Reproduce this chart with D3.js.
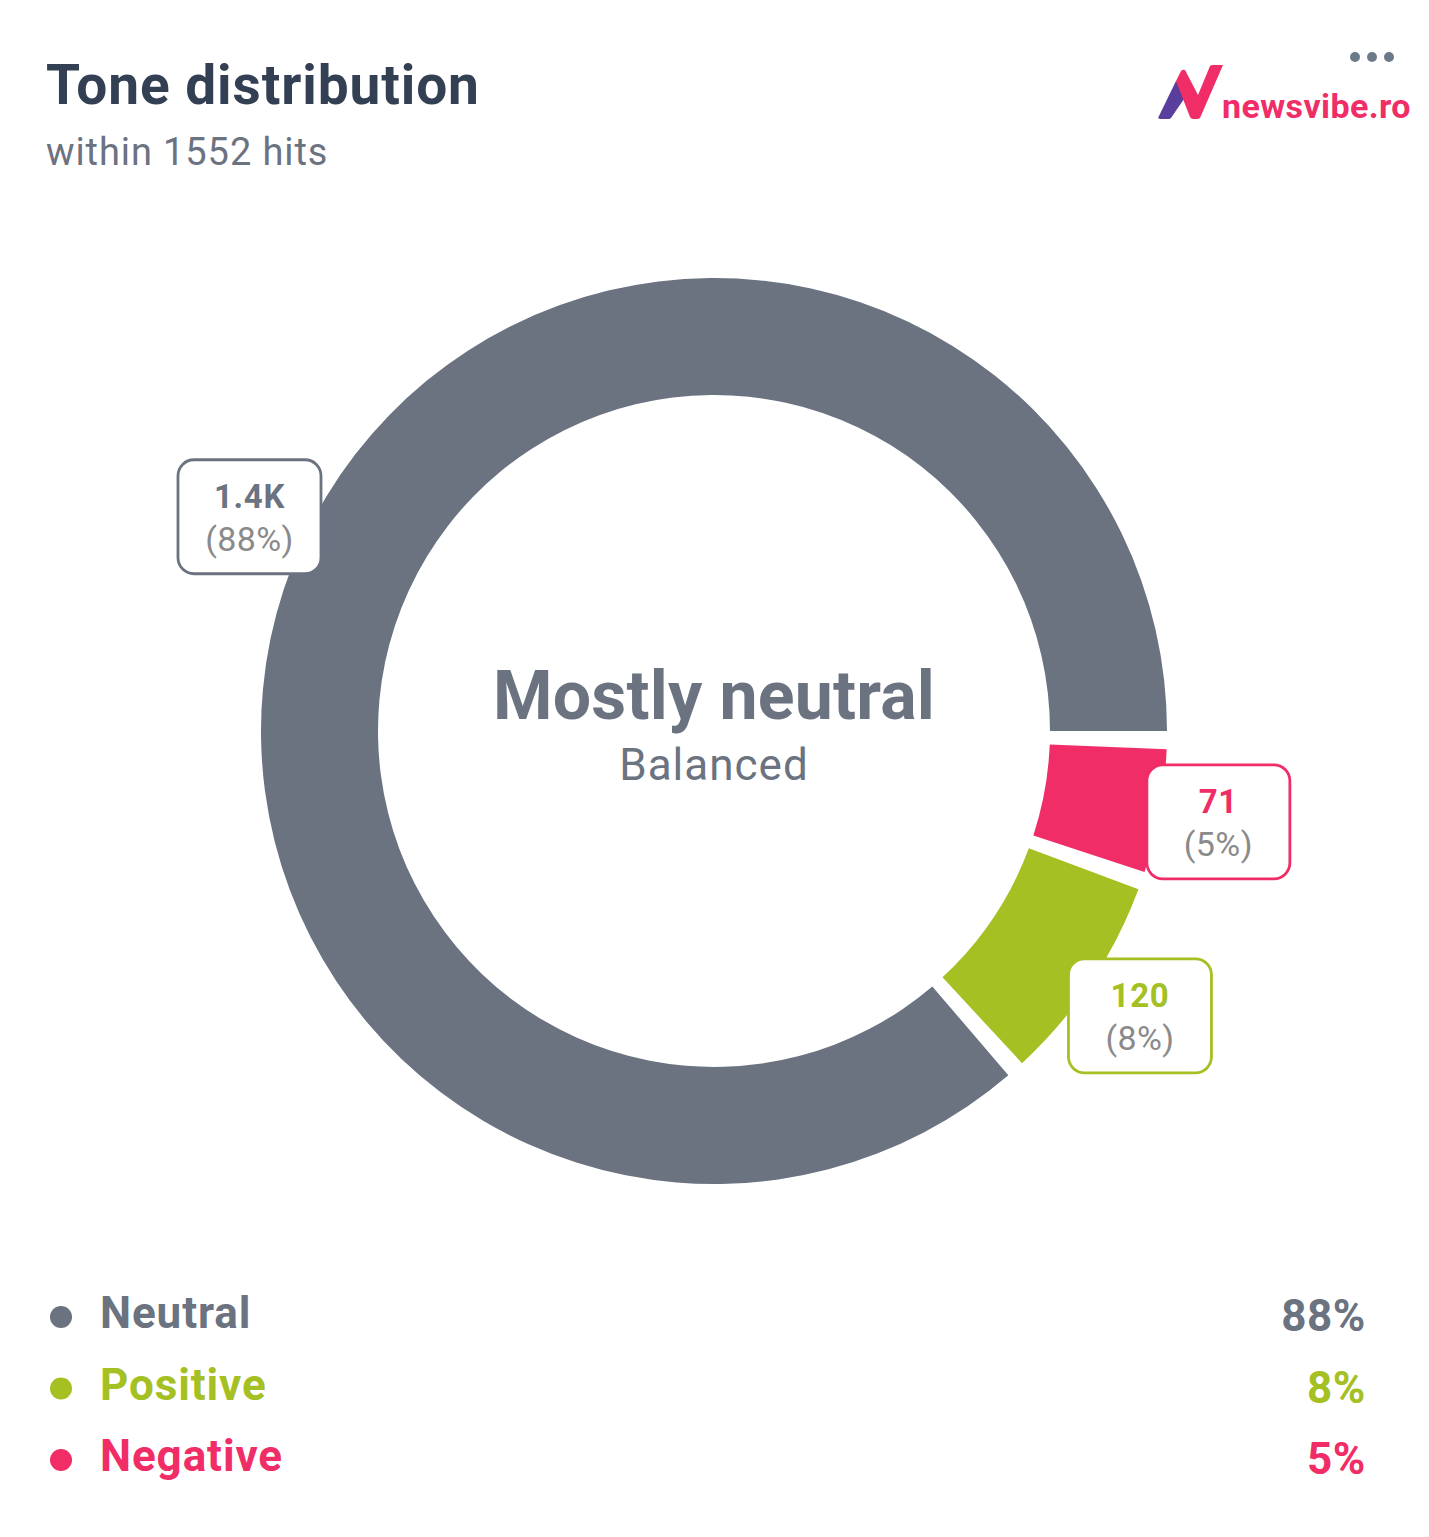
<!DOCTYPE html>
<html>
<head>
<meta charset="utf-8">
<script src="https://cdn.jsdelivr.net/npm/d3@7"></script>
<style>
    body { margin: 0; background: #fff; }
    text { font-family: Roboto, sans-serif; }
</style>
</head>
<body>
<div id="chart"></div>
<script>
const categories = ["Neutral", "Positive", "Negative"];
const hits = [1395, 120, 71];
const hitLabels = ["1.4K", "120", "71"];
const percents = ["88%", "8%", "5%"];
const colors = ["#6b7280", "#a5c023", "#f02d67"];

const svgWidth = 1429;
const svgHeight = 1537;
const center = { x: 714, y: 731 };
const outerRadius = 453;
const innerRadius = 336;
const labelRadius = 512;
const gap = 0.0405;

const svg = d3.select("#chart")
    .append("svg")
    .attr("width", svgWidth)
    .attr("height", svgHeight)
    .style("display", "block");

// header
svg.append("text")
    .attr("x", 46).attr("y", 104)
    .attr("font-size", 55).attr("font-weight", 700)
    .attr("letter-spacing", 0.9)
    .attr("fill", "#333f52")
    .text("Tone distribution");

svg.append("text")
    .attr("x", 46).attr("y", 165)
    .attr("font-size", 38)
    .attr("letter-spacing", 0.9)
    .attr("fill", "#6b7280")
    .text("within 1552 hits");

// menu dots
svg.selectAll("circle.menu")
    .data([1355, 1372, 1389])
    .enter()
    .append("circle")
    .attr("class", "menu")
    .attr("cx", d => d).attr("cy", 57).attr("r", 5)
    .attr("fill", "#6b7a88");

// logo
const logo = svg.append("g").attr("transform", "translate(1130, 60)");
logo.append("path")
    .attr("d", "M28 58 L46 21 L56 36 L41 58 Q40 59 39 59 L30 59 Z")
    .attr("fill", "#5a3e9b");
logo.append("path")
    .attr("d", "M46 21 L51 11 Q53 9 55 10 L68 35 L80 6 Q81 5 83 5 L93 5 L70 58 Q69 59 67 59 L63 59 Q61 59 60 57 Z")
    .attr("fill", "#f02d67");
svg.append("text")
    .attr("x", 1222).attr("y", 118)
    .attr("font-size", 34).attr("font-weight", 700)
    .attr("letter-spacing", 0.4)
    .attr("fill", "#f02d67")
    .text("newsvibe.ro");

// donut, clockwise from 3 o'clock, negative first
const order = [2, 1, 0];

const pie = d3.pie()
    .value(i => hits[i])
    .sort(null)
    .startAngle(Math.PI / 2)
    .endAngle(Math.PI / 2 + 2 * Math.PI)
    .padAngle(gap);

const slices = pie(order).map(d => ({
    index: d.data,
    startAngle: d.startAngle + gap,
    endAngle: d.endAngle
}));

const arc = d3.arc().innerRadius(innerRadius).outerRadius(outerRadius);
const labelArc = d3.arc().innerRadius(labelRadius).outerRadius(labelRadius);

const donut = svg.append("g")
    .attr("transform", `translate(${center.x}, ${center.y})`);

donut.selectAll("path")
    .data(slices)
    .enter()
    .append("path")
    .attr("d", arc)
    .attr("fill", d => colors[d.index]);

const labels = donut.selectAll("g.label")
    .data(slices)
    .enter()
    .append("g")
    .attr("class", "label")
    .attr("transform", d => `translate(${labelArc.centroid(d)})`);

labels.append("rect")
    .attr("x", -71).attr("y", -57)
    .attr("width", 143).attr("height", 114)
    .attr("rx", 16)
    .attr("fill", "#fff")
    .attr("stroke", d => colors[d.index])
    .attr("stroke-width", 2.8);

labels.append("text")
    .attr("x", 0.5).attr("y", -9)
    .attr("text-anchor", "middle")
    .attr("font-size", 33).attr("font-weight", 700)
    .attr("letter-spacing", 0.7)
    .attr("fill", d => colors[d.index])
    .text(d => hitLabels[d.index]);

labels.append("text")
    .attr("x", 0.5).attr("y", 34)
    .attr("text-anchor", "middle")
    .attr("font-size", 34)
    .attr("letter-spacing", 0.4)
    .attr("fill", "#8a8a8a")
    .text(d => `(${percents[d.index]})`);

// center text
svg.append("text")
    .attr("x", center.x).attr("y", 719)
    .attr("text-anchor", "middle")
    .attr("font-size", 68).attr("font-weight", 700)
    .attr("letter-spacing", 0.2)
    .attr("fill", "#6b7280")
    .text("Mostly neutral");

svg.append("text")
    .attr("x", center.x).attr("y", 780)
    .attr("text-anchor", "middle")
    .attr("font-size", 44)
    .attr("letter-spacing", 1)
    .attr("fill", "#6b7280")
    .text("Balanced");

// legend
const rowY = d3.scalePoint()
    .domain(categories)
    .range([1316, 1459]);

const rows = svg.selectAll("g.row")
    .data(categories)
    .enter()
    .append("g")
    .attr("class", "row")
    .attr("transform", d => `translate(0, ${rowY(d)})`);

rows.append("circle")
    .attr("cx", 61).attr("cy", 1).attr("r", 11)
    .attr("fill", (d, i) => colors[i]);

rows.append("text")
    .attr("x", 100).attr("y", 12)
    .attr("font-size", 44).attr("font-weight", 700)
    .attr("letter-spacing", 0.9)
    .attr("fill", (d, i) => colors[i])
    .text(d => d);

rows.append("text")
    .attr("x", 1366).attr("y", 15)
    .attr("text-anchor", "end")
    .attr("font-size", 44).attr("font-weight", 700)
    .attr("letter-spacing", 0.6)
    .attr("fill", (d, i) => colors[i])
    .text((d, i) => percents[i]);
</script>
</body>
</html>
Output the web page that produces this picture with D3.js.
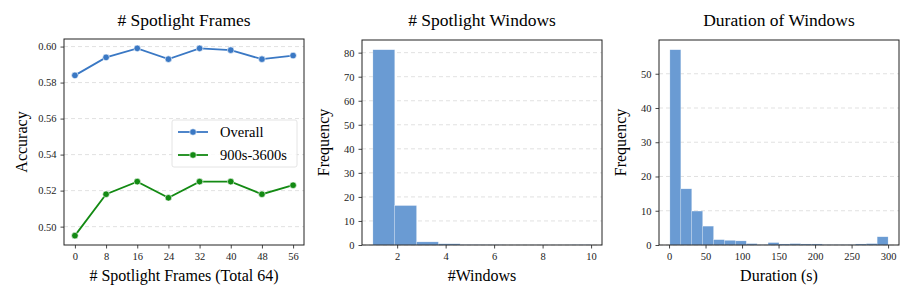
<!DOCTYPE html>
<html>
<head>
<meta charset="utf-8">
<script src="https://cdn.jsdelivr.net/npm/d3@7"></script>
<style>
  body { margin: 0; background: #fff; }
  svg { font-family: "Liberation Serif", "DejaVu Serif", serif; }
</style>
</head>
<body>
<div id="chart"></div>
<script>
// Panel 1: accuracy vs number of spotlight frames
const frames = [0, 8, 16, 24, 32, 40, 48, 56];
const accOverall = [0.584, 0.594, 0.599, 0.593, 0.599, 0.598, 0.593, 0.595];
const accLong = [0.495, 0.518, 0.525, 0.516, 0.525, 0.525, 0.518, 0.523];
const accTicks = [0.50, 0.52, 0.54, 0.56, 0.58, 0.60];

// Panel 2: histogram of # windows (bins from 1 to 10, width 0.9)
const winEdges = [1, 1.9, 2.8, 3.7, 4.6, 5.5, 6.4, 7.3, 8.2, 9.1, 10];
const winFreq = [81.2, 16.4, 1.3, 0.5, 0.15, 0.1, 0.05, 0.05, 0.05, 0.1];
const winXTicks = [2, 4, 6, 8, 10];
const winYTicks = [0, 10, 20, 30, 40, 50, 60, 70, 80];

// Panel 3: histogram of window durations (20 bins)
const durStart = 1.2, durEnd = 300, durBins = 20;
const durFreq = [57.0, 16.4, 9.9, 5.5, 1.55, 1.35, 1.2, 0.4, 0.1, 0.7,
                 0.3, 0.4, 0.3, 0.3, 0.1, 0.1, 0.1, 0.3, 0.4, 2.4];
const durXTicks = [0, 50, 100, 150, 200, 250, 300];
const durYTicks = [0, 10, 20, 30, 40, 50];

const W = 913, H = 302;
const barColor = "#6a9bd3";
const blue = "#3a78c4", green = "#138a13";

const svg = d3.select("#chart").append("svg")
  .attr("width", W).attr("height", H);

function panel(box, xDomain, yDomain, xTicks, yTicks, xFmt, yFmt, title, xLabel, yLabel, labelX) {
  const x = d3.scaleLinear().domain(xDomain).range([box.l, box.r]);
  const y = d3.scaleLinear().domain(yDomain).range([box.b, box.t]);

  // dashed horizontal grid
  svg.append("g").selectAll("line")
    .data(yTicks).enter().append("line")
      .attr("x1", box.l).attr("x2", box.r)
      .attr("y1", d => y(d)).attr("y2", d => y(d))
      .attr("stroke", "#d9d9d9").attr("stroke-width", 0.8)
      .attr("stroke-dasharray", "4,3");

  const g = svg.append("g");

  const xa = svg.append("g")
    .attr("transform", `translate(0,${box.b})`)
    .call(d3.axisBottom(x).tickValues(xTicks).tickFormat(xFmt).tickSize(3.5).tickPadding(4));
  const ya = svg.append("g")
    .attr("transform", `translate(${box.l},0)`)
    .call(d3.axisLeft(y).tickValues(yTicks).tickFormat(yFmt).tickSize(3.5).tickPadding(4));
  [xa, ya].forEach(a => {
    a.select(".domain").remove();
    a.selectAll("text").attr("font-size", 10.5).attr("fill", "#222")
      .attr("font-family", "Liberation Serif, serif");
    a.selectAll("line").attr("stroke", "#333").attr("stroke-width", 0.9);
  });

  // frame
  svg.append("rect")
    .attr("x", box.l).attr("y", box.t)
    .attr("width", box.r - box.l).attr("height", box.b - box.t)
    .attr("fill", "none").attr("stroke", "#222").attr("stroke-width", 1);

  svg.append("text")
    .attr("x", (box.l + box.r) / 2).attr("y", 26)
    .attr("text-anchor", "middle").attr("font-size", 17.5)
    .text(title);
  svg.append("text")
    .attr("x", (box.l + box.r) / 2).attr("y", 281)
    .attr("text-anchor", "middle").attr("font-size", 16)
    .text(xLabel);
  svg.append("text")
    .attr("transform", `translate(${labelX},${(box.t + box.b) / 2}) rotate(-90)`)
    .attr("text-anchor", "middle").attr("font-size", 16)
    .text(yLabel);

  return { x, y, g };
}

// ---- panel 1
const p1box = { l: 64, r: 304, t: 39, b: 245 };
const accMin = d3.min(accLong), accMax = d3.max(accOverall);
const accPad = (accMax - accMin) * 0.05;
const p1 = panel(p1box, [-2.8, 58.8], [accMin - accPad, accMax + accPad],
  frames, accTicks, d3.format("d"), d3.format(".2f"),
  "# Spotlight Frames", "# Spotlight Frames (Total 64)", "Accuracy", 27);

const series = [
  { name: "Overall", vals: accOverall, color: blue },
  { name: "900s-3600s", vals: accLong, color: green }
];
const line = d3.line().x(d => p1.x(d[0])).y(d => p1.y(d[1]));
series.forEach(s => {
  const pts = frames.map((f, i) => [f, s.vals[i]]);
  p1.g.append("path").datum(pts)
    .attr("d", line).attr("fill", "none")
    .attr("stroke", s.color).attr("stroke-width", 1.8);
  p1.g.selectAll(null).data(pts).enter().append("circle")
    .attr("cx", d => p1.x(d[0])).attr("cy", d => p1.y(d[1]))
    .attr("r", 3.3).attr("fill", s.color)
    .attr("stroke", "#fff").attr("stroke-width", 0.6);
});

// legend
const lg = svg.append("g").attr("transform", "translate(172,120)");
lg.append("rect").attr("width", 125).attr("height", 47).attr("rx", 2)
  .attr("fill", "#fff").attr("fill-opacity", 0.85)
  .attr("stroke", "#ddd").attr("stroke-width", 0.8);
series.forEach((s, i) => {
  const yy = 12 + i * 23;
  lg.append("line").attr("x1", 6).attr("x2", 36).attr("y1", yy).attr("y2", yy)
    .attr("stroke", s.color).attr("stroke-width", 1.8);
  lg.append("circle").attr("cx", 21).attr("cy", yy).attr("r", 3.3)
    .attr("fill", s.color).attr("stroke", "#fff").attr("stroke-width", 0.6);
  lg.append("text").attr("x", 48).attr("y", yy + 5)
    .attr("font-size", 14.5).text(s.name);
});

// ---- panel 2
const p2box = { l: 362, r: 602, t: 40, b: 245 };
const winPad = (winEdges[winEdges.length - 1] - winEdges[0]) * 0.05;
const p2 = panel(p2box, [winEdges[0] - winPad, winEdges[winEdges.length - 1] + winPad],
  [0, d3.max(winFreq) * 1.05], winXTicks, winYTicks, d3.format("d"), d3.format("d"),
  "# Spotlight Windows", "#Windows", "Frequency", 329);
p2.g.selectAll("rect").data(winFreq).enter().append("rect")
  .attr("x", (d, i) => p2.x(winEdges[i]))
  .attr("width", (d, i) => p2.x(winEdges[i + 1]) - p2.x(winEdges[i]))
  .attr("y", d => p2.y(d)).attr("height", d => p2.y(0) - p2.y(d))
  .attr("fill", barColor).attr("stroke", "#fff").attr("stroke-opacity", 0.4)
  .attr("stroke-width", 0.5);

// ---- panel 3
const p3box = { l: 659, r: 899, t: 40, b: 245 };
const durW = (durEnd - durStart) / durBins;
const durPad = (durEnd - durStart) * 0.05;
const p3 = panel(p3box, [durStart - durPad, durEnd + durPad],
  [0, d3.max(durFreq) * 1.05], durXTicks, durYTicks, d3.format("d"), d3.format("d"),
  "Duration of Windows", "Duration (s)", "Frequency", 626);
p3.g.selectAll("rect").data(durFreq).enter().append("rect")
  .attr("x", (d, i) => p3.x(durStart + i * durW))
  .attr("width", p3.x(durStart + durW) - p3.x(durStart))
  .attr("y", d => p3.y(d)).attr("height", d => p3.y(0) - p3.y(d))
  .attr("fill", barColor).attr("stroke", "#fff").attr("stroke-opacity", 0.4)
  .attr("stroke-width", 0.5);
</script>
</body>
</html>
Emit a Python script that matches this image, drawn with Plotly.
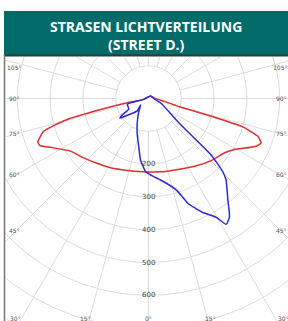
import numpy as np
import plotly.graph_objects as go

# Photometric data (angle in degrees from nadir, negative = left half; intensity in cd/klm)
red_angle = [141, 91, 82, 77, 75.3, 74.2, 73.4, 71, 68.5, 66.1, 59.3, 54.5, 45.3, 34.2, 22.4, 9.8, 0,
             -3.7, -16.5, -28.7, -36, -47.5, -56, -62.5, -66.7, -68.6, -72.7, -75.5, -77, -78.6, -80, 141]
red_cd = [10, 21, 37, 69, 92, 199, 295, 352, 369, 359, 305, 285, 269, 250, 234, 227, 224,
          224, 229, 241, 249, 268, 287, 326, 361, 362, 334, 256, 150, 66, 15, 10]

blue_angle = [141, -80, -74.8, -62, -57.9, -55.4, -52.7, -42.1, -50.9, -36.3, -24.5, -18, -11.4, -7.4, -2.3,
              1.5, 10.4, 17, 20.6, 25, 29.7, 31.7, 34.4, 38, 43.6, 45.4, 48, 49.1, 51.6, 69.3, 85, 141]
blue_cd = [10, 15, 67, 68, 95, 106, 88, 51, 31, 50, 83, 112, 150, 189, 223,
           233, 258, 292, 341, 381, 417, 451, 437, 393, 343, 318, 257, 185, 114, 41, 18, 10]

ring_values = [100, 200, 300, 400, 500, 600, 700, 800, 900]
ring_labels = ["200", "300", "400", "500", "600"]
spoke_angles = list(range(0, 360, 15))

side_labels = ["105°", "90°", "75°", "60°", "45°"]
side_label_py = [68, 98, 133, 174, 230]
bottom_labels = ["30°", "15°", "0°", "15°", "30°"]
bottom_label_px = [15, 85, 148, 210, 283]

W, H = 288, 321
L, T = 5, 57
CX, CY = 148.5, 98.5
S = 0.328  # px per unit

def to_xy(ang, cd):
    a = np.radians(np.array(ang, dtype=float))
    r = np.array(cd, dtype=float)
    return r * np.sin(a), -r * np.cos(a)

fig = go.Figure()
grid = dict(color="#dcdcdc", width=1)
for rv in ring_values:
    t = np.linspace(0, 2 * np.pi, 361)
    fig.add_trace(go.Scatter(x=rv * np.cos(t), y=rv * np.sin(t), mode="lines",
                             line=grid, hoverinfo="skip", showlegend=False))
for sa in spoke_angles:
    x, y = to_xy([sa, sa], [100, 1100])
    fig.add_trace(go.Scatter(x=x, y=y, mode="lines", line=grid, hoverinfo="skip", showlegend=False))

rx, ry = to_xy(red_angle, red_cd)
fig.add_trace(go.Scatter(x=rx, y=ry, mode="lines", line=dict(color="#dc2f2f", width=1.5, shape="spline", smoothing=0.5),
                         showlegend=False))
bx, by = to_xy(blue_angle, blue_cd)
fig.add_trace(go.Scatter(x=bx, y=by, mode="lines", line=dict(color="#2a2ad8", width=1.5, shape="spline", smoothing=0.5),
                         showlegend=False))

xr = [(L - CX) / S, (W - CX) / S]
yr = [-(H - CY) / S, (CY - T) / S]

def px2paper(px, py):
    return (px - L) / (W - L), (H - py) / (H - T)

small = dict(family="DejaVu Sans", size=6, color="#555")
ann = []
for lab in ring_labels:
    ann.append(dict(x=0, y=-float(lab), xref="x", yref="y", text=lab, showarrow=False,
                    xanchor="center", yanchor="middle",
                    font=dict(family="DejaVu Sans", size=7, color="#444")))
for lab, py in zip(side_labels, side_label_py):
    x0, y0 = px2paper(14, py)
    ann.append(dict(x=x0, y=y0, xref="paper", yref="paper", text=lab, showarrow=False,
                    xanchor="center", yanchor="middle", font=small))
    x1, _ = px2paper(289, py)
    ann.append(dict(x=x1, y=y0, xref="paper", yref="paper", text=lab, showarrow=False,
                    xanchor="right", yanchor="middle", font=small))
for lab, px in zip(bottom_labels, bottom_label_px):
    x0, y0 = px2paper(px, 318)
    ann.append(dict(x=x0, y=y0, xref="paper", yref="paper", text=lab, showarrow=False,
                    xanchor="center", yanchor="middle", font=small))

tx, ty = px2paper(146, 35)
ann.append(dict(x=tx, y=ty, xref="paper", yref="paper", showarrow=False,
                xanchor="center", yanchor="middle",
                text="<b>STRASEN LICHTVERTEILUNG</b><br><b>(STREET D.)</b>",
                font=dict(family="Open Sans", size=14, color="white")))

bx0, by0 = px2paper(4, 55)
bx1, by1 = px2paper(290, 11)
lx, ly0 = px2paper(4.5, 55)
_, ly1 = px2paper(4.5, 325)
shapes = [
    dict(type="rect", xref="paper", yref="paper", x0=bx0, x1=bx1, y0=by0, y1=by1,
         fillcolor="#006b68", line=dict(width=0), layer="below"),
    dict(type="line", xref="paper", yref="paper", x0=bx0, x1=bx1, y0=px2paper(0, 55.5)[1], y1=px2paper(0, 55.5)[1],
         line=dict(color="#2e3a3a", width=2)),
    dict(type="line", xref="paper", yref="paper", x0=lx, x1=lx, y0=ly0, y1=ly1,
         line=dict(color="#777", width=1.5)),
]

fig.update_layout(
    width=W, height=H, margin=dict(l=L, r=0, t=T, b=0),
    paper_bgcolor="white", plot_bgcolor="white",
    xaxis=dict(range=xr, visible=False, fixedrange=True),
    yaxis=dict(range=yr, visible=False, fixedrange=True),
    annotations=ann, shapes=shapes,
)
fig.write_html("out.html", config={"displayModeBar": False},
               post_script="document.body.style.margin='0';document.body.style.overflow='hidden';")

----------

What is needed ▸ Go up to the line with "Emit a Python" and retype exactly from there through the line with "import plotly.graph_objects as go". Leave out pictures.

Result ▸
Emit a Python script that matches this image, drawn with Plotly.
import numpy as np
import plotly.graph_objects as go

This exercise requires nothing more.